Hawthorne Race Course has a July 10 bid deadline and a court-approved July 13 auction date as the future of Chicago thoroughbred racing hangs on the track’s bankruptcy sale.
The 135-year-old Cicero venue is up for sale with a $90million stalking-horse bid setting the current floor, but the central issue is whether the winning bidder will keep racing alive or treat the site as a development play near Chicago Midway International Airport.
Thoroughbred Daily News reported that the federal bankruptcy judge overseeing the case said last week he would prefer a going-concern transaction that preserves racing at Hawthorne, while also describing the initial $90million marker as surprisingly low.

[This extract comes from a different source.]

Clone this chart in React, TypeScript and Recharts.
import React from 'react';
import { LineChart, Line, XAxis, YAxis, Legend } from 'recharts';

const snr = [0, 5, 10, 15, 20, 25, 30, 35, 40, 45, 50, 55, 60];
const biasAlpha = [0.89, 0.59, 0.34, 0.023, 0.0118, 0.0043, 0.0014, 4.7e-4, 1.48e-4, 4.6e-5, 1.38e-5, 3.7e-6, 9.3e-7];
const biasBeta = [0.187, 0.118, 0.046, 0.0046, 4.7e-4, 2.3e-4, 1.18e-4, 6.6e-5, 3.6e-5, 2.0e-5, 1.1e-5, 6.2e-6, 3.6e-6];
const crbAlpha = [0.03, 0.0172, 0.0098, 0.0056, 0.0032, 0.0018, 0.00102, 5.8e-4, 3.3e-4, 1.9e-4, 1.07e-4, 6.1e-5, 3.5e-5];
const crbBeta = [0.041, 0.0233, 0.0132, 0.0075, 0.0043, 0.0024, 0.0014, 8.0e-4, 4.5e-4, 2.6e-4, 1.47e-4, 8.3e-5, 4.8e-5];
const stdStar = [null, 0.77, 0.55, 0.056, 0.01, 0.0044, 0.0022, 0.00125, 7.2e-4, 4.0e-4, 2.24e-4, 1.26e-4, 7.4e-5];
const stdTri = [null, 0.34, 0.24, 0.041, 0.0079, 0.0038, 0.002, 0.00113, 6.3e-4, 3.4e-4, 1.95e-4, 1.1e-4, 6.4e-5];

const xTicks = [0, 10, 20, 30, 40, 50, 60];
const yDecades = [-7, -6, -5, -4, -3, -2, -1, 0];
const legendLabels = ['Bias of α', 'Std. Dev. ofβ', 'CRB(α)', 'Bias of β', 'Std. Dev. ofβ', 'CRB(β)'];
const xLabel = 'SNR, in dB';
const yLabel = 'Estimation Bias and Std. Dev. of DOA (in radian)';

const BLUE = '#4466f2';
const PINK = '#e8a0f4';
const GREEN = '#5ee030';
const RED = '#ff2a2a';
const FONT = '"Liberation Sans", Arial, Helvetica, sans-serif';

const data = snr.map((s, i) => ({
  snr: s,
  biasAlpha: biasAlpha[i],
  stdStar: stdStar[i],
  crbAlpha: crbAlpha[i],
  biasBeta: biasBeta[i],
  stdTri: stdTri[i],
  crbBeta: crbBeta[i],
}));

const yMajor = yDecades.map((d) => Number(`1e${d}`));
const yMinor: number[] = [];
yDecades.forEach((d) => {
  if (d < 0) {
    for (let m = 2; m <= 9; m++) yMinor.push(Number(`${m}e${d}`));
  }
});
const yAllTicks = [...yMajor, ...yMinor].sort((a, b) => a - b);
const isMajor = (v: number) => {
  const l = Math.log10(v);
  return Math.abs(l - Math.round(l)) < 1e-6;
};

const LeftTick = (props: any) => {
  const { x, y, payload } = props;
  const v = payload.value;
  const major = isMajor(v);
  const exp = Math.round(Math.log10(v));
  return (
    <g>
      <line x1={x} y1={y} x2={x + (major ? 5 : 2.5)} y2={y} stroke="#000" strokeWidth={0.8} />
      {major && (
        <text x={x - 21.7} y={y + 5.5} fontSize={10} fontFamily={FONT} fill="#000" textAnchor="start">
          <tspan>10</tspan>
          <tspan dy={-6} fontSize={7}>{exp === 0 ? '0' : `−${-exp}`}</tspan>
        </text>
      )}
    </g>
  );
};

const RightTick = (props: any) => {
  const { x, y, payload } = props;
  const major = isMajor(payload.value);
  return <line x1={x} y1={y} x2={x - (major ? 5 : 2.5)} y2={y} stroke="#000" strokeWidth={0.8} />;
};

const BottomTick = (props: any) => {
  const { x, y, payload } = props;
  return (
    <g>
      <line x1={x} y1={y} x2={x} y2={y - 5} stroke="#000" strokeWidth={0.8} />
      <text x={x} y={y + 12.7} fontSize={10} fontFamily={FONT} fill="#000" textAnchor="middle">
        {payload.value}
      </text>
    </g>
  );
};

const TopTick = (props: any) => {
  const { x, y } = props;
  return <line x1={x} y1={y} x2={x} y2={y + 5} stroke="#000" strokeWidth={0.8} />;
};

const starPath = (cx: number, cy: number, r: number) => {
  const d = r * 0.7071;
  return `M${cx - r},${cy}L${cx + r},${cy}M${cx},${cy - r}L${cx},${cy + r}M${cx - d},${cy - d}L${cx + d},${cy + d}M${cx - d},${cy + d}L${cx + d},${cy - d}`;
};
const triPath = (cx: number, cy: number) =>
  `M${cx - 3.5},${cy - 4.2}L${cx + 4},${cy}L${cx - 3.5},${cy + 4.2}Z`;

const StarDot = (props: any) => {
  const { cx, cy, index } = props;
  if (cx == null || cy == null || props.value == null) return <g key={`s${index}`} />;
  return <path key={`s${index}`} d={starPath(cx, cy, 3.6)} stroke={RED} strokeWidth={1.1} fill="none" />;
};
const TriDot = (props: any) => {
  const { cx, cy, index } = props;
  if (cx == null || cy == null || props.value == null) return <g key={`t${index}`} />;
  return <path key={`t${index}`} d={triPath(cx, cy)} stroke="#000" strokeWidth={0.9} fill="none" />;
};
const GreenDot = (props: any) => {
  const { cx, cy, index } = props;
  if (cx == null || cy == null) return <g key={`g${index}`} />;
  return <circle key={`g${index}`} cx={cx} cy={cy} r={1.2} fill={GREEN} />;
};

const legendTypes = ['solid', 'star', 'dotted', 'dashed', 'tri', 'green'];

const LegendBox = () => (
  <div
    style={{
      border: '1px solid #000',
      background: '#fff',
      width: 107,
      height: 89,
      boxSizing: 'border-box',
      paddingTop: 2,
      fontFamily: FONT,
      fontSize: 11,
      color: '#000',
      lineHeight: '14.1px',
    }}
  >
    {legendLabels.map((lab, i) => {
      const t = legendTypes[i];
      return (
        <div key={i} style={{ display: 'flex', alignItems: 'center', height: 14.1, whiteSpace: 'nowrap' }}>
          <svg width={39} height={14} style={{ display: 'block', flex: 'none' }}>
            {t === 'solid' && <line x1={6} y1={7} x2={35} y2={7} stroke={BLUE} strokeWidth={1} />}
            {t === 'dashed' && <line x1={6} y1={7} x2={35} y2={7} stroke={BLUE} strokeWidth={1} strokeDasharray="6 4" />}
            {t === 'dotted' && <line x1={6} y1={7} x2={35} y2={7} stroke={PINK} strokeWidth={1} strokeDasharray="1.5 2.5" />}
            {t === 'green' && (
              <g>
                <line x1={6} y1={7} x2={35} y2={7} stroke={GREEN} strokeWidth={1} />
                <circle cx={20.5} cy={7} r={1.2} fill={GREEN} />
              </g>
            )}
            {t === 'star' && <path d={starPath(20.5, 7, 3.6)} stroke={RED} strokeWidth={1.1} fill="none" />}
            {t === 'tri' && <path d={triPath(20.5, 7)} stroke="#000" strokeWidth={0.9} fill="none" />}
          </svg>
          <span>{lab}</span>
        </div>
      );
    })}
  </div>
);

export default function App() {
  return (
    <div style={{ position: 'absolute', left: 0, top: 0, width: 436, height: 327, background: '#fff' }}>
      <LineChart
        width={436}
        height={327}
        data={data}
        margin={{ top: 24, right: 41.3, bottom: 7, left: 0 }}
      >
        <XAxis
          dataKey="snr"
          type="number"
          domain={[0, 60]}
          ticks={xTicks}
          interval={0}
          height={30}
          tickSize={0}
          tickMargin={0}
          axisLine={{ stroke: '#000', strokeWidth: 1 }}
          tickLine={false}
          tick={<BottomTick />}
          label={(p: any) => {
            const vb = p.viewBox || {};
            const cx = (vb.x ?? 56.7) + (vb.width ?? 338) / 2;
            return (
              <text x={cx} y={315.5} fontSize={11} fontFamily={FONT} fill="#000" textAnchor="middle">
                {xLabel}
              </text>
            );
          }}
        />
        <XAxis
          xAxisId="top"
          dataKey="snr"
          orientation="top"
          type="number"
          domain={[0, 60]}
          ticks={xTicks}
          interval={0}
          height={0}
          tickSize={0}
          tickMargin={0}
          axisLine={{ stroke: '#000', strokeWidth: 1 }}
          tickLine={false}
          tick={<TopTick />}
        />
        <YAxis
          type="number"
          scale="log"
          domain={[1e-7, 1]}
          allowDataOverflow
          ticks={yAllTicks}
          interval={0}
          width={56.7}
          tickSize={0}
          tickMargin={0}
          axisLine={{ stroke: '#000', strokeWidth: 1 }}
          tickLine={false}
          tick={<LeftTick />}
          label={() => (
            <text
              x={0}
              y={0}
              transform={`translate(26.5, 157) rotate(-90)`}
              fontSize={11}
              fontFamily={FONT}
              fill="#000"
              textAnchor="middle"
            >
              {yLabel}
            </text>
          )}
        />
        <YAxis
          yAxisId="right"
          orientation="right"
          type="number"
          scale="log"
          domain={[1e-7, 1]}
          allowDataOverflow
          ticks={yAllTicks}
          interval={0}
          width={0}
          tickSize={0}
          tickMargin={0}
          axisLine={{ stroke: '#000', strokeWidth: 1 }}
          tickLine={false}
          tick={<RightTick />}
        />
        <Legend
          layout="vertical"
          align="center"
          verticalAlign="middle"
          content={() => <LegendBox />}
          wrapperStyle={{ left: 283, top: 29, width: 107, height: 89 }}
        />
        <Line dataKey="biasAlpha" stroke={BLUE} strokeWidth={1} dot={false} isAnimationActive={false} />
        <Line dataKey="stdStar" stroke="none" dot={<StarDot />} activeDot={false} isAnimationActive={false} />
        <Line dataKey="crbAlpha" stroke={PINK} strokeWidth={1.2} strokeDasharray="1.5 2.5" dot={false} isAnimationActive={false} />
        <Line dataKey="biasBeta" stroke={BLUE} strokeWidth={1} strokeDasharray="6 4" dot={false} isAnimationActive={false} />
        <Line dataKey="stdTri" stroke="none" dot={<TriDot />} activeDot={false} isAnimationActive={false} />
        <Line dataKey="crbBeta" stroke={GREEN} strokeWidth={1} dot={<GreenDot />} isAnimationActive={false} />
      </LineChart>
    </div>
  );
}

Why Hawthorne Sale Matters
The auction lands at a fragile point for Illinois racing. Arlington International Racecourse, once the state’s flagship thoroughbred venue, staged its final meeting in 2021 and has since been razed after its sale to the Chicago Bears.

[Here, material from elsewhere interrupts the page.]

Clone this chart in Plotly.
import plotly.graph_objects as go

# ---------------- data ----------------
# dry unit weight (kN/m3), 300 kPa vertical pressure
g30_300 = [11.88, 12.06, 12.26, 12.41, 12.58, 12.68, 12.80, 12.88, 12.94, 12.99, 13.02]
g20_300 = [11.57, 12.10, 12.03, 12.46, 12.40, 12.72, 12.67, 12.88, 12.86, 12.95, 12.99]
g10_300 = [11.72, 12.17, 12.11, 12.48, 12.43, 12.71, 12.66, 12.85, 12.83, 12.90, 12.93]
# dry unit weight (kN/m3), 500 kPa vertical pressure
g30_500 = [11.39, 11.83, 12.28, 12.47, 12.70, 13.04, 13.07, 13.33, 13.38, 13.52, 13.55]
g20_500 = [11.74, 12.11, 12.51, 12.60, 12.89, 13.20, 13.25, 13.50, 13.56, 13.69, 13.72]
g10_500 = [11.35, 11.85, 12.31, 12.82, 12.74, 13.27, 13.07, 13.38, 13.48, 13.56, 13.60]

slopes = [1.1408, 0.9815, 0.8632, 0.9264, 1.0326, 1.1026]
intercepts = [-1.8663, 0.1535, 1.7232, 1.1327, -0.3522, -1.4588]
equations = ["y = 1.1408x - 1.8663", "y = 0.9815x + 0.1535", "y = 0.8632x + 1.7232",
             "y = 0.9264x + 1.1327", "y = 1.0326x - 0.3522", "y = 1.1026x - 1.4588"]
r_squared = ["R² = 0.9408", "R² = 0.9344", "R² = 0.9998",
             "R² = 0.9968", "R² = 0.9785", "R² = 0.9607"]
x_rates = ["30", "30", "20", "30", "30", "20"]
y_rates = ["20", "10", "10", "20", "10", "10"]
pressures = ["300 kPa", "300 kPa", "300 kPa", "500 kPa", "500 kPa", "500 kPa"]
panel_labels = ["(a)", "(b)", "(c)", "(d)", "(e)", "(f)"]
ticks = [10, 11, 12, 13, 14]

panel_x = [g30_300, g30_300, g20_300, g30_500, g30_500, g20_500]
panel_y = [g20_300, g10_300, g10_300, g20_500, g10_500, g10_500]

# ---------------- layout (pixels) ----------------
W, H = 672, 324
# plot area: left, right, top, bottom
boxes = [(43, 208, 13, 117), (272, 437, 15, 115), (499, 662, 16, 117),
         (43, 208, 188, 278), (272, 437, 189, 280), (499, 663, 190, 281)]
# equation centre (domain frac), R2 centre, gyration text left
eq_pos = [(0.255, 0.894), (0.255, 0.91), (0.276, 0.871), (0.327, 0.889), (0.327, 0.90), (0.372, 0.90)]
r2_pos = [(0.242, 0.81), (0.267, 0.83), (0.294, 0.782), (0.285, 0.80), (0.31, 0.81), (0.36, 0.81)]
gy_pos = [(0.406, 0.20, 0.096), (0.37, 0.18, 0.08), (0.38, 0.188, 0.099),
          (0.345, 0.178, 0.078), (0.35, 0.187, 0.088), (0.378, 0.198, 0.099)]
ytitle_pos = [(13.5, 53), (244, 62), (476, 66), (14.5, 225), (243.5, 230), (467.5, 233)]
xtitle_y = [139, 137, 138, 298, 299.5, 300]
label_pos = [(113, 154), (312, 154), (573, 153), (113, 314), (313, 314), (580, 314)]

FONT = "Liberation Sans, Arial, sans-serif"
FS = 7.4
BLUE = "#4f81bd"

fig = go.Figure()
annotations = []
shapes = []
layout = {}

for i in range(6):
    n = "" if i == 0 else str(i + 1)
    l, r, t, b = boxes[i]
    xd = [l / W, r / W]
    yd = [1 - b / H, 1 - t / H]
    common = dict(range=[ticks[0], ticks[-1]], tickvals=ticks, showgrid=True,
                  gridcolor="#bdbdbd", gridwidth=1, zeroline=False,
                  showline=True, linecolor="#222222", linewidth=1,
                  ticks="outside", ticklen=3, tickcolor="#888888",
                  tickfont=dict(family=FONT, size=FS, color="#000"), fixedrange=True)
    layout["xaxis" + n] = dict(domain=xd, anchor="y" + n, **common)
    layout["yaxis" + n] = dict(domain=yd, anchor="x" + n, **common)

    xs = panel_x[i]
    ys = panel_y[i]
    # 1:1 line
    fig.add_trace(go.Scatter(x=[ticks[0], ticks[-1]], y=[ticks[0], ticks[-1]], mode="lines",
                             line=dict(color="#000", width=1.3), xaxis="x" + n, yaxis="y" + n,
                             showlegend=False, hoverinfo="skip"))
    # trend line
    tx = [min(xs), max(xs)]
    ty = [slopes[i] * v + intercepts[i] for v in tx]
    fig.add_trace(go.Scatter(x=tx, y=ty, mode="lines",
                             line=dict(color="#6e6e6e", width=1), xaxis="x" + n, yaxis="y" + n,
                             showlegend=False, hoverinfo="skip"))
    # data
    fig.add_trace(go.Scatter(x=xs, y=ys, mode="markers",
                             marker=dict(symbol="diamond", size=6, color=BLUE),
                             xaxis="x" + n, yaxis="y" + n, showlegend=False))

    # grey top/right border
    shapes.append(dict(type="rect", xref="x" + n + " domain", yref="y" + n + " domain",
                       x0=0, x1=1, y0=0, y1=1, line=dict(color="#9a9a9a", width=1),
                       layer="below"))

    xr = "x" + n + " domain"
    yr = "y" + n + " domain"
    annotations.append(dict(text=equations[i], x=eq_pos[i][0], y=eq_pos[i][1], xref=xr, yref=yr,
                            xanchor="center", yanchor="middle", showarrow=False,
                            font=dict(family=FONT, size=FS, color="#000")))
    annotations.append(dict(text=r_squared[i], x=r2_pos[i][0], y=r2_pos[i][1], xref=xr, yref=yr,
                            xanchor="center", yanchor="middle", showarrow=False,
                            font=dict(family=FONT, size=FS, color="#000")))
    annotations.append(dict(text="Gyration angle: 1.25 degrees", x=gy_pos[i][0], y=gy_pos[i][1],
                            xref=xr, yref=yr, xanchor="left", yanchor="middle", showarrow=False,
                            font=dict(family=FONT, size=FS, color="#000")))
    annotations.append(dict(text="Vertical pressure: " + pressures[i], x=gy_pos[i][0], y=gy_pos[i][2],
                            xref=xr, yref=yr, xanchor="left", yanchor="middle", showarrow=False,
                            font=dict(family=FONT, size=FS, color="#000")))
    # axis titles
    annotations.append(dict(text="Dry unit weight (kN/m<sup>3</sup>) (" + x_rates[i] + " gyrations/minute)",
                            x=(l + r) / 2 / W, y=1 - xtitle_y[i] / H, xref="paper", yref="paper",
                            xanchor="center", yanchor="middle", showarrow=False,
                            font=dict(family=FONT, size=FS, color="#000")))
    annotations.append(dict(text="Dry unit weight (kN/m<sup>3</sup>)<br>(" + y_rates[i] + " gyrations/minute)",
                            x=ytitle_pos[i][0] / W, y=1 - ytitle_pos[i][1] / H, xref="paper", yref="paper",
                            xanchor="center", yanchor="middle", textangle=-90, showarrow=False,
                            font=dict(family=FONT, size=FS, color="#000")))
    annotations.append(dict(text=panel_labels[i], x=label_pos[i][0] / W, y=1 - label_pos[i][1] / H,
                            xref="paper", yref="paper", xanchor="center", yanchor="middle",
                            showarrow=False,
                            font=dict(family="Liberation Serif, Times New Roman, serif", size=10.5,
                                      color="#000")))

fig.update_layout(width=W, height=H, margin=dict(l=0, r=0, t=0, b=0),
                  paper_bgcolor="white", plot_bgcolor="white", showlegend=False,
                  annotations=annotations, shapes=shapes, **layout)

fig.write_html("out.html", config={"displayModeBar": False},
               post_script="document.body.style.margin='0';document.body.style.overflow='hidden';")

That left Hawthorne carrying the burden of the Chicago circuit while its long-planned racino project remained unrealised. A buyer focused on racing and gaming could offer the sport a route back to stability; a real-estate-led outcome would deepen the contraction of a once major American racing market.
The next key checkpoint is Friday’s bid deadline. If competing offers emerge before the Monday auction, the final price and the buyer’s intentions will determine whether Hawthorne remains a racing asset or becomes the latest historic track to leave the thoroughbred map.